Godard, Truffaut, Hitchcock, Bergman, Bunuel, Demy, Ford et les navets
vampiresques ou pornographiques chers à mon âge ado ignorant, parallèlement à
la fosse d’orchestre de l’opéra, remplissaient ma vie. Godard, c’était Pierrot
le fou, Alphaville, mais aussi, Vivre sa vie ou Masculin féminin, sans oublier La
Chinoise, Prénom Carmen ou Je vous salue Marie. Godard, c’était l’Art de la
Fugue de Jean-Sébastien Bach, avec ses sujets et contresujets et ses miroirs
renversés ou rétrogrades. Godard, c’était un jeu de construction où les phrases
se découpaient pour se recoller dans une autre distribution. Godard, c’était le regard
posé sur Anna, la dissection de l’image et du son, les bouts de vies happées avec
précision et replacés dans le contexte de l’homme qui regarde sa vie comme on
regarde la porte qui s’ouvre sur un chemin sans fin qu’on ne pourra jamais prendre.

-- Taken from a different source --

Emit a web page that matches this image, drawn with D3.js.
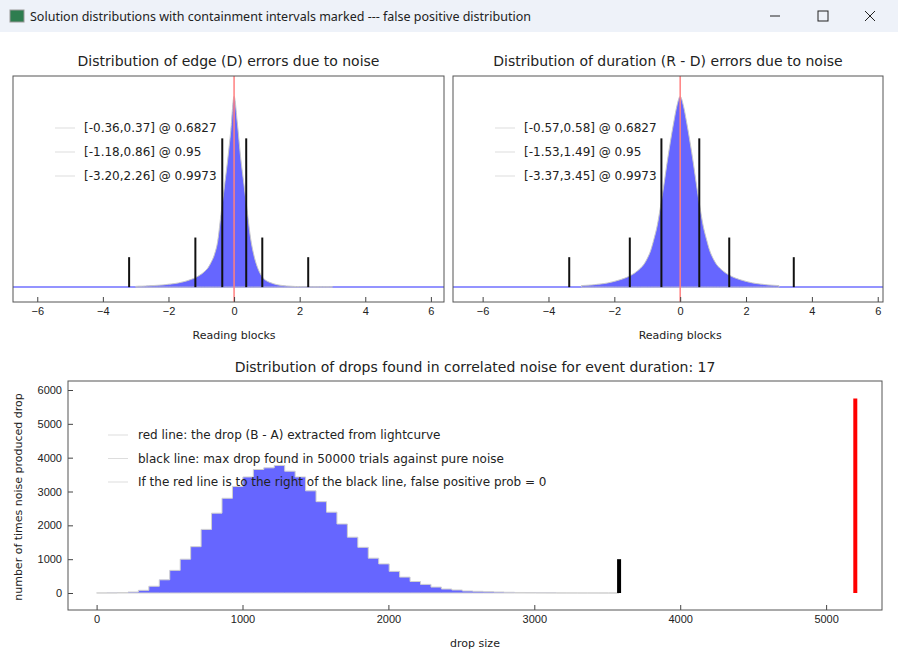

Godard, c’était le cinéma. Il était Cinéma comme Wang est Musique. Godard était
un homme utile. Il n’avait rien de semblable avec le cercueil que l’on trimbale
de ville en ville, qui n’a jamais servi à rien, qui ne sert à rien et qui ne
servira jamais à rien. Godard aurait pu exister sans le cinéma. Jamais le
cinéma n’aurait pu survivre sans lui.